[Rows from a dataset of charts and code]
◆ ◆ ◆

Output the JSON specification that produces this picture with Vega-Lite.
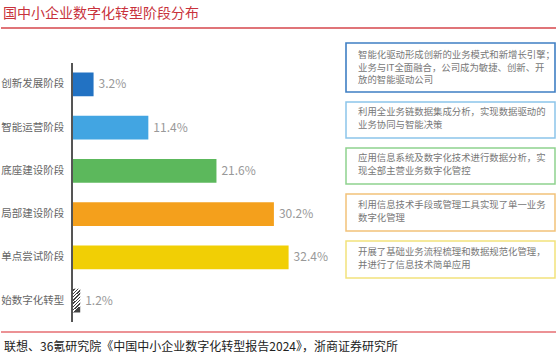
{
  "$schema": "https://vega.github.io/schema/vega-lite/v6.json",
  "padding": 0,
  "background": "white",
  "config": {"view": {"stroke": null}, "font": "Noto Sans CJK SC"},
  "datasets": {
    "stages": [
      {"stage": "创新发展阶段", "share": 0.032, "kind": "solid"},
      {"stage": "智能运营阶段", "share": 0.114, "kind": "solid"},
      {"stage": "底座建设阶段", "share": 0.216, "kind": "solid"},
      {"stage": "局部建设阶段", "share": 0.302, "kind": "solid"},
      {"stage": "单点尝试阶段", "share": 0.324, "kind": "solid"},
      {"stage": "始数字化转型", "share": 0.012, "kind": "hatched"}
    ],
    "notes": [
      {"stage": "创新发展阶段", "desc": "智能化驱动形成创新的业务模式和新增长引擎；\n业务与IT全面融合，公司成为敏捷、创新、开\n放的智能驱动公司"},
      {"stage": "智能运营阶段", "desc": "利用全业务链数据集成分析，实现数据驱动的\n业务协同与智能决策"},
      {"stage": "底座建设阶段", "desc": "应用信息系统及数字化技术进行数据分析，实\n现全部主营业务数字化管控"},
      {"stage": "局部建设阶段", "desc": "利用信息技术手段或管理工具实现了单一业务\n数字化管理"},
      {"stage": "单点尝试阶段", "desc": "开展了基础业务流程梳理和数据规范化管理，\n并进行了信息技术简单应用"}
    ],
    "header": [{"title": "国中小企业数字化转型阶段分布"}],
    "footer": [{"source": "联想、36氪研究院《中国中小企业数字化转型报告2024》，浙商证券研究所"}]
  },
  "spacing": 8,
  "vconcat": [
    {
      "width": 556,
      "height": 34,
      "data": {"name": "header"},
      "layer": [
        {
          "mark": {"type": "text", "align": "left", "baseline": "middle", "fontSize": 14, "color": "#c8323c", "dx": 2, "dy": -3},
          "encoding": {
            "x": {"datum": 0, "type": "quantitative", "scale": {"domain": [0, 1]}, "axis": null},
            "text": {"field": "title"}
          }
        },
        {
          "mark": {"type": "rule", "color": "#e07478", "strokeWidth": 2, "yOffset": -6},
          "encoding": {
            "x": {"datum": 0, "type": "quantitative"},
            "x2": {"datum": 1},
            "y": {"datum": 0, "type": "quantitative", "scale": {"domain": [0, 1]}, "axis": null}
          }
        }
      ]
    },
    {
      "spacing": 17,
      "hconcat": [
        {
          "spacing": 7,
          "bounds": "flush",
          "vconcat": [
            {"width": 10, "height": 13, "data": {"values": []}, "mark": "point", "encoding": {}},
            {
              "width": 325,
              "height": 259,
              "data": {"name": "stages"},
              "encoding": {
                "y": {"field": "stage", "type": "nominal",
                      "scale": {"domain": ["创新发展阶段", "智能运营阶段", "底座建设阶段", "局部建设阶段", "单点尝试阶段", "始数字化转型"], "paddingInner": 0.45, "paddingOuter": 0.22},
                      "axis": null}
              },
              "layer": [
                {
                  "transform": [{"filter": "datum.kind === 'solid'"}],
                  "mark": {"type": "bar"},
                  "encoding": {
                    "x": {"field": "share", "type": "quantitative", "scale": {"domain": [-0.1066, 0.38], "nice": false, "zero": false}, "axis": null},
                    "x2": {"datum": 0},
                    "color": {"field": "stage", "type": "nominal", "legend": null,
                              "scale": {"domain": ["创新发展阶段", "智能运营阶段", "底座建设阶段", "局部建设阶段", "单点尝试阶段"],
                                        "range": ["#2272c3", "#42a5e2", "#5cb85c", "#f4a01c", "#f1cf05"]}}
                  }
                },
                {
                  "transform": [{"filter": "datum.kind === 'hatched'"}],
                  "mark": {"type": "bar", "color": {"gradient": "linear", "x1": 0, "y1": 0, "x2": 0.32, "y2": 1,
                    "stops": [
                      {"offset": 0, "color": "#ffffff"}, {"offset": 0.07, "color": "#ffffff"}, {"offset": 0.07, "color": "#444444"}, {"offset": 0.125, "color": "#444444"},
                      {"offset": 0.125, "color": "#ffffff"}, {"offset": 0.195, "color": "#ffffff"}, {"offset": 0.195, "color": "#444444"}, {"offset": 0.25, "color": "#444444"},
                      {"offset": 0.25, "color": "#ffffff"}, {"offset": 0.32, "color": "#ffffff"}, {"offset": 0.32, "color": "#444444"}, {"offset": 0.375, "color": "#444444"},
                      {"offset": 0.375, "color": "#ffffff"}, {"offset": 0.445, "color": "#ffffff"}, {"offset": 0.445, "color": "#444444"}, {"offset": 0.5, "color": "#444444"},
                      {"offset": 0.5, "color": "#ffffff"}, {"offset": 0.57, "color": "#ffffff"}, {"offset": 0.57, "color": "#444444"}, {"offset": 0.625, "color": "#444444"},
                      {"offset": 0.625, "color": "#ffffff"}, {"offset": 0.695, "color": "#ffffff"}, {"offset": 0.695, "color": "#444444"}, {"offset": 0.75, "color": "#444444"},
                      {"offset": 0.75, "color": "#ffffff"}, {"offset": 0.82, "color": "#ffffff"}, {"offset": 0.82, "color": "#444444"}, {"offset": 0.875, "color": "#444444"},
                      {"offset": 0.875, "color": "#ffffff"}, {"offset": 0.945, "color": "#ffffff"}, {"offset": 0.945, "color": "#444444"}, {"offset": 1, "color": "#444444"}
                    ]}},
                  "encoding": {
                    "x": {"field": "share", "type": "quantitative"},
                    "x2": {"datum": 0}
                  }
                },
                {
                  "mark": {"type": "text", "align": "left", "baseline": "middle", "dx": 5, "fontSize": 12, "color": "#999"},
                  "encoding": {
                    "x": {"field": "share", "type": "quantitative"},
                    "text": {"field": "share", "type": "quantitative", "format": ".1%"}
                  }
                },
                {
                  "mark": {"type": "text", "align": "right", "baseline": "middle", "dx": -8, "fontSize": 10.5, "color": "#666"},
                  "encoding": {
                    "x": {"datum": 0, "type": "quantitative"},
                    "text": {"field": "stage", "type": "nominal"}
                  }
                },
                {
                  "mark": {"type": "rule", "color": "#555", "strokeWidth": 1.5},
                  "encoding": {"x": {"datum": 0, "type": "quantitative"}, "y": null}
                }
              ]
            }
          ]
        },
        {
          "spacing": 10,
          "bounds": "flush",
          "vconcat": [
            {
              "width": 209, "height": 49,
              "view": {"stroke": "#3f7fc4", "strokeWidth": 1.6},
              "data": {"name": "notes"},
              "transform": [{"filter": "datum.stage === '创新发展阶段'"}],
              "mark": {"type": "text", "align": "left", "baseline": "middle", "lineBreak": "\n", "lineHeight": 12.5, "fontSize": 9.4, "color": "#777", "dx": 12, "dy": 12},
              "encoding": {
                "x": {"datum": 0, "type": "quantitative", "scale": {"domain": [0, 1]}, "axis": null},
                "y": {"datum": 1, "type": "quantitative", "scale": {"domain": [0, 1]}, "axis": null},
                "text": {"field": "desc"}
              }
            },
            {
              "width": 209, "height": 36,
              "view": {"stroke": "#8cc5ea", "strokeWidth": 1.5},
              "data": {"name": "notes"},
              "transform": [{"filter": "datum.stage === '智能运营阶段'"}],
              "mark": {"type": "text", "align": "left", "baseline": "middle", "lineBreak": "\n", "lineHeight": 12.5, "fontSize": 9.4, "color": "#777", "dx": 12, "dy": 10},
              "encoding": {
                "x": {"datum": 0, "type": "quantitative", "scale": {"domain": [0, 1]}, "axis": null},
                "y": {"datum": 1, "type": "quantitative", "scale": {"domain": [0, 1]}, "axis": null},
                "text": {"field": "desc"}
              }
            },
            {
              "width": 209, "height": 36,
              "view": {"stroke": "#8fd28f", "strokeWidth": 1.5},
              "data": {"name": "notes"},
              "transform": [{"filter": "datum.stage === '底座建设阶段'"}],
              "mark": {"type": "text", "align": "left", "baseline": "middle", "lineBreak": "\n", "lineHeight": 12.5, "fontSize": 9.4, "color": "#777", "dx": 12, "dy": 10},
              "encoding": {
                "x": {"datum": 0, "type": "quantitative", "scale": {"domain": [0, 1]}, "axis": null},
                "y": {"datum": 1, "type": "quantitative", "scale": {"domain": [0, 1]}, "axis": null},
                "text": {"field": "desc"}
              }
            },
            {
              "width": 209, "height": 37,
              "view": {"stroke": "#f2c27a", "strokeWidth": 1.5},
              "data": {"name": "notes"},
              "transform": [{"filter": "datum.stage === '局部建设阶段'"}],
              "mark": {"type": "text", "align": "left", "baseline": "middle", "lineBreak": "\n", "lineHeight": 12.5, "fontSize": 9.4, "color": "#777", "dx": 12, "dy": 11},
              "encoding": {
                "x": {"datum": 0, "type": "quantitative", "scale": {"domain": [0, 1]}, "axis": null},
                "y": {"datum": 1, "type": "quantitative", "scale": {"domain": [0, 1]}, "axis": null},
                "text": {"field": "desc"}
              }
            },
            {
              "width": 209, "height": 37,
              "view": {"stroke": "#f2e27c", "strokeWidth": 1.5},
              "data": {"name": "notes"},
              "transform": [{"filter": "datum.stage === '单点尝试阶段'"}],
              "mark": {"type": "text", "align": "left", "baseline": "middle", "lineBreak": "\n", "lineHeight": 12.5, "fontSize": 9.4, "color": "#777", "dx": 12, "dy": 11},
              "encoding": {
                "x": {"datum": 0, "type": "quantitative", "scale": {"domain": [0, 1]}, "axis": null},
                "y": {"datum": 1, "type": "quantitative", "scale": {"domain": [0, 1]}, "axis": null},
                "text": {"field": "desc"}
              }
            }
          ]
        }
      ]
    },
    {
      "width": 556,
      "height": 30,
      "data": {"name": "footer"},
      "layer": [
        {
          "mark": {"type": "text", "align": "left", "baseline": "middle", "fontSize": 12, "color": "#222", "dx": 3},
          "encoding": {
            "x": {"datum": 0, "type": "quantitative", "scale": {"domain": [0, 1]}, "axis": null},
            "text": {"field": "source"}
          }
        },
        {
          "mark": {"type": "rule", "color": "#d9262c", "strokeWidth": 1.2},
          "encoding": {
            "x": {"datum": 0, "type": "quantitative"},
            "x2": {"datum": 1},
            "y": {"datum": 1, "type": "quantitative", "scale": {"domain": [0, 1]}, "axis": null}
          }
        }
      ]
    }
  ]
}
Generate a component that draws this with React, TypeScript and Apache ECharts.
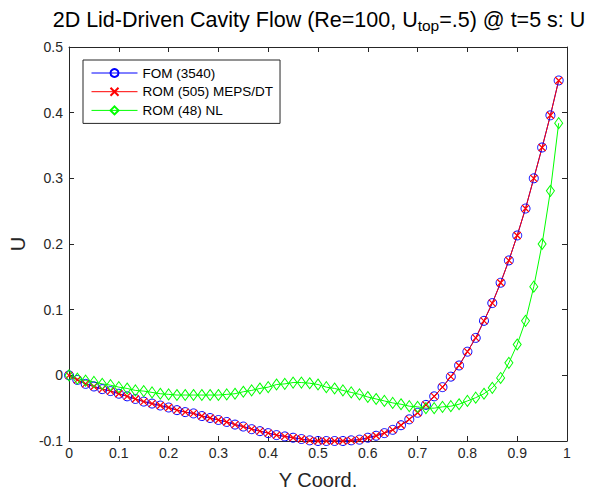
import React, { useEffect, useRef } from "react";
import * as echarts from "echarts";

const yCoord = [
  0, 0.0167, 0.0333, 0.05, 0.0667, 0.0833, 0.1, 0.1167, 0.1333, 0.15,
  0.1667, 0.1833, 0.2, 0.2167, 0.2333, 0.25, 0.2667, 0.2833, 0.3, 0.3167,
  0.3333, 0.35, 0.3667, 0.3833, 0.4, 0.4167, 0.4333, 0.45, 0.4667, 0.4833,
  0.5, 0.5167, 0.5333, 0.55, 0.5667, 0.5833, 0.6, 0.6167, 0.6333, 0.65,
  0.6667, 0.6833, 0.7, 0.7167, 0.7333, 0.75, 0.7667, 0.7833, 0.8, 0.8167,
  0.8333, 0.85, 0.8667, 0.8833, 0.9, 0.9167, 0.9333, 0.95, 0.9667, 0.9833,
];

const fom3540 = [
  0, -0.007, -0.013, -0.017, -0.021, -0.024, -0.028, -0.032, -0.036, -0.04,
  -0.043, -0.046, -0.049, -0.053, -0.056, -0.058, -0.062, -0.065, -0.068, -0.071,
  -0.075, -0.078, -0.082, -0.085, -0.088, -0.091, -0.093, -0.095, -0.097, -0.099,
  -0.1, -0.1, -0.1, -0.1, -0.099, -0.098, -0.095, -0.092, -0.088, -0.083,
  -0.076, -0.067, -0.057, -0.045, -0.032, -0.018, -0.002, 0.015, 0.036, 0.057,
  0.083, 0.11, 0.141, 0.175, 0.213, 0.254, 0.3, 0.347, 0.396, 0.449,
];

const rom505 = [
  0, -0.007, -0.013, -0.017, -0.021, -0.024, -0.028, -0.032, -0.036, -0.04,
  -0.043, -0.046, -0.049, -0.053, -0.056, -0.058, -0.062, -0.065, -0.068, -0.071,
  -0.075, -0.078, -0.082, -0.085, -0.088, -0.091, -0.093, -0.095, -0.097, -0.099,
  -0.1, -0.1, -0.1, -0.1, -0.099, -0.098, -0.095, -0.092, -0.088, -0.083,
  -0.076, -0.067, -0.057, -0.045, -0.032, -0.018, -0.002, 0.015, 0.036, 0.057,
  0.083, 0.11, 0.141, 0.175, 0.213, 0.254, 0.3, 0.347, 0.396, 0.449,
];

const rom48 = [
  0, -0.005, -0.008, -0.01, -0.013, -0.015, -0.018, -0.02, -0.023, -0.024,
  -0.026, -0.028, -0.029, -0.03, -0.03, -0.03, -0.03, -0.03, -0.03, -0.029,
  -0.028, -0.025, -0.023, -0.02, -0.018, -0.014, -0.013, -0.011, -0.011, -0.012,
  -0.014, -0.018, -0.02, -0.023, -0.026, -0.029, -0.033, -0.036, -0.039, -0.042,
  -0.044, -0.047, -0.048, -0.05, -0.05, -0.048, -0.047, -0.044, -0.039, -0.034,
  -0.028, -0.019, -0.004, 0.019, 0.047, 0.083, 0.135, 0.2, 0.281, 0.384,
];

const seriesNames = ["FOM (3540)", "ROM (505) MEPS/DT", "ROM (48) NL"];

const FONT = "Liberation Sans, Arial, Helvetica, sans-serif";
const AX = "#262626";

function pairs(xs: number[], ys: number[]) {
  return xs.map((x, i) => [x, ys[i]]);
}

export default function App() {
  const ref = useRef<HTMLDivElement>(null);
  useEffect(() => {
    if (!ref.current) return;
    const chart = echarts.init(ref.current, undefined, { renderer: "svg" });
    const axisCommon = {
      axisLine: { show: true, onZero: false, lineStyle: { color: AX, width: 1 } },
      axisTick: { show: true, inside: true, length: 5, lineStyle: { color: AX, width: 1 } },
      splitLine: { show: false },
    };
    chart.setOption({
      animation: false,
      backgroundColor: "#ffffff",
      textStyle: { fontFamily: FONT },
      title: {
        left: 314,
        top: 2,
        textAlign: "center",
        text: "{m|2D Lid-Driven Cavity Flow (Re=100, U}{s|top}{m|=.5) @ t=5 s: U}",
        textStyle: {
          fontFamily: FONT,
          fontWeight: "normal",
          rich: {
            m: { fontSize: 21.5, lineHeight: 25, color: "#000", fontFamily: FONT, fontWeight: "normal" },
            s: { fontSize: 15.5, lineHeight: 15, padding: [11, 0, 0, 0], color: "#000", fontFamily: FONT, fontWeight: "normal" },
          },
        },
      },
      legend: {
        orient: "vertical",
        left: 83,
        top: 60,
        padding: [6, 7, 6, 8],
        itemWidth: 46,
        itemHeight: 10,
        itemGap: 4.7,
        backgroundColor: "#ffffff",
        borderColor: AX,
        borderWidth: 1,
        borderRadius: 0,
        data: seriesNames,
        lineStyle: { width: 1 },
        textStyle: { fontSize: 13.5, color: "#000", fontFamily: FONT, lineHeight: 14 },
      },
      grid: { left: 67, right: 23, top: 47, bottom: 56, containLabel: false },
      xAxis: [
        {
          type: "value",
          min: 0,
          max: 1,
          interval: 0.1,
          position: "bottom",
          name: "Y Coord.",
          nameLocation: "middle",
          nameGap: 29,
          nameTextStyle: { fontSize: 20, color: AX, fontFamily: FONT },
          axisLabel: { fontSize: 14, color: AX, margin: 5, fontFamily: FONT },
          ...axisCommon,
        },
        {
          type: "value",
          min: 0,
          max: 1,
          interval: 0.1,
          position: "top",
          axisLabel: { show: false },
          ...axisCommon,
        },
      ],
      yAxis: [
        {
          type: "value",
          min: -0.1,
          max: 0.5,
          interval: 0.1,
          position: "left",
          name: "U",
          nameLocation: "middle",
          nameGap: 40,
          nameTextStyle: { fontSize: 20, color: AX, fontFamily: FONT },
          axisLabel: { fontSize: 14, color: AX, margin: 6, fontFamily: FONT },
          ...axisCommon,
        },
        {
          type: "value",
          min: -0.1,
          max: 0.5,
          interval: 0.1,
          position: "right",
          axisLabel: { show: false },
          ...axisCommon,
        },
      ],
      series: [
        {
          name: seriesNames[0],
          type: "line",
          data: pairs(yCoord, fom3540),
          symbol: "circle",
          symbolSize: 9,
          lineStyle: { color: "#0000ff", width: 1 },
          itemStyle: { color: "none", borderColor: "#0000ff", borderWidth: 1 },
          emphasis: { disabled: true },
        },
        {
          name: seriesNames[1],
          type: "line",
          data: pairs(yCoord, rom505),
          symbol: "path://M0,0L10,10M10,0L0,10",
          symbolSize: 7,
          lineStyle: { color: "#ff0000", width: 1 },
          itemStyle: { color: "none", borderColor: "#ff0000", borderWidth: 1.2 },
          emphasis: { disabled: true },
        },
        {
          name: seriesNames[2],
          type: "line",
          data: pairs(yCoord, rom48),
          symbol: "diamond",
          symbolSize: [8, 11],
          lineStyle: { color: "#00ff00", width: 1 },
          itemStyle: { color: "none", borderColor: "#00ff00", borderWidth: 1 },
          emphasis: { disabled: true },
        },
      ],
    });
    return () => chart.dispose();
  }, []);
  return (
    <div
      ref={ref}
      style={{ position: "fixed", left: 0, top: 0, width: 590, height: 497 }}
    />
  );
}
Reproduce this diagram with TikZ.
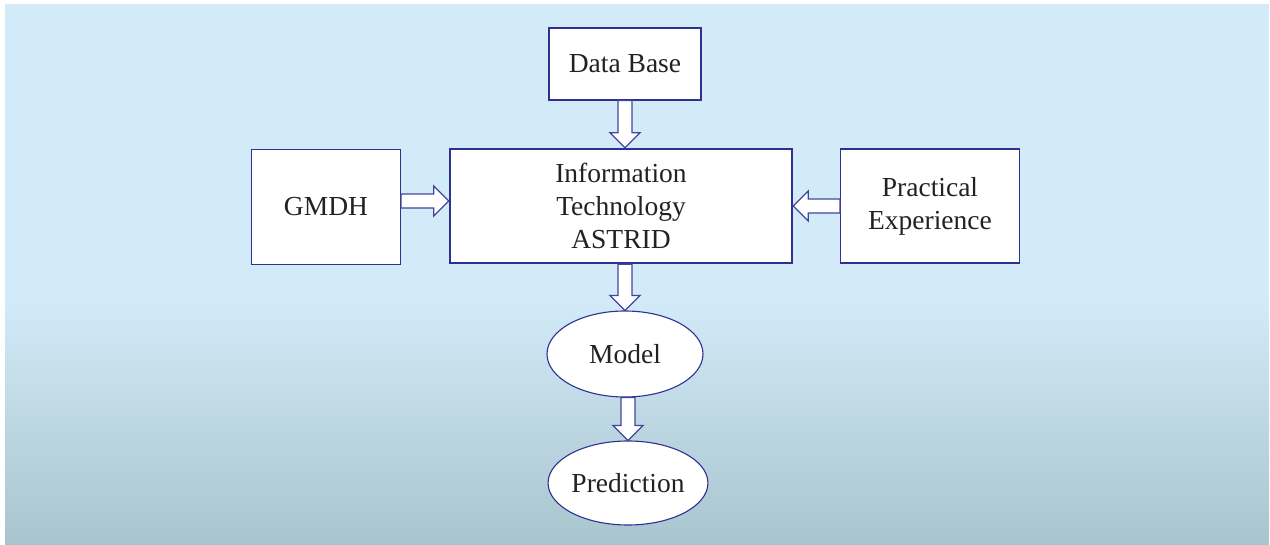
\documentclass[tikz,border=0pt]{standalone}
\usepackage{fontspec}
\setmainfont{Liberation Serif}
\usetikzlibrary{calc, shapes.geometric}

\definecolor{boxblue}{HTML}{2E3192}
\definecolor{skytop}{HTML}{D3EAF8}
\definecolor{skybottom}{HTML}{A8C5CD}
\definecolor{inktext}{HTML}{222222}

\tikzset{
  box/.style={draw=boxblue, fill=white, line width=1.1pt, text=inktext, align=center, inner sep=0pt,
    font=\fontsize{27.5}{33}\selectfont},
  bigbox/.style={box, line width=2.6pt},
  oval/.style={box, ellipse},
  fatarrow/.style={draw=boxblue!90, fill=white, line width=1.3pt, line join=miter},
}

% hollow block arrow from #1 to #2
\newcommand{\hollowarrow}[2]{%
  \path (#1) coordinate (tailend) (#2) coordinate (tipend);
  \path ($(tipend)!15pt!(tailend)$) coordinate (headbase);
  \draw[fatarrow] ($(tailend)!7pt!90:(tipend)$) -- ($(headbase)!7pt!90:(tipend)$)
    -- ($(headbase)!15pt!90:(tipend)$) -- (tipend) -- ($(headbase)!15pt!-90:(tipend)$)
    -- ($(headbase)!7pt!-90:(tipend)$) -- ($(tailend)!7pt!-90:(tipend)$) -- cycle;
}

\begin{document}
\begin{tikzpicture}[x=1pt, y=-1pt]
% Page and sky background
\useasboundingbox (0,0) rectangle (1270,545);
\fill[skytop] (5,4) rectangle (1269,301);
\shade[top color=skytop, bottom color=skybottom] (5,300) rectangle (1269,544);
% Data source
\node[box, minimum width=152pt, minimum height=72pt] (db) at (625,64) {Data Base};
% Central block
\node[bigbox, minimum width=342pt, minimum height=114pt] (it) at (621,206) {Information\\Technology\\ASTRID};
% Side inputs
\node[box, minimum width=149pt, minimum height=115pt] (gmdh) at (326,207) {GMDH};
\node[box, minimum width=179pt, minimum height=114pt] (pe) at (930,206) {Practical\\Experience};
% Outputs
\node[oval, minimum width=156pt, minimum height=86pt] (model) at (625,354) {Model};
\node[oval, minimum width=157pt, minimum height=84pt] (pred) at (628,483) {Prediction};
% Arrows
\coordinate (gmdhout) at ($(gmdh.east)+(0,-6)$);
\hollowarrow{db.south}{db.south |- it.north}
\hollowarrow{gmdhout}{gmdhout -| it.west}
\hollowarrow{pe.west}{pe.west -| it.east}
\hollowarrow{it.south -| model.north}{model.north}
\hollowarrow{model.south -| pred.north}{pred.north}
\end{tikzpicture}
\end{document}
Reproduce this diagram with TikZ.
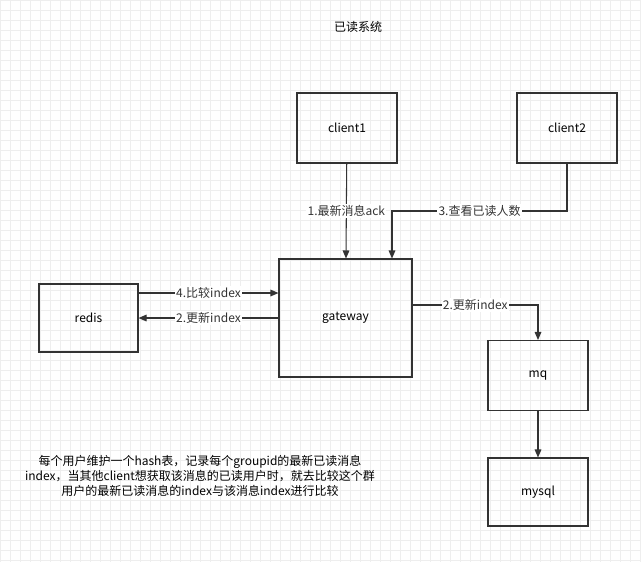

◆ ◆ ◆

→ TASK TO CARRY OUT
Find and count the lines of the data that include the string "with", and report that figure by itself.

→ RESPONSE
4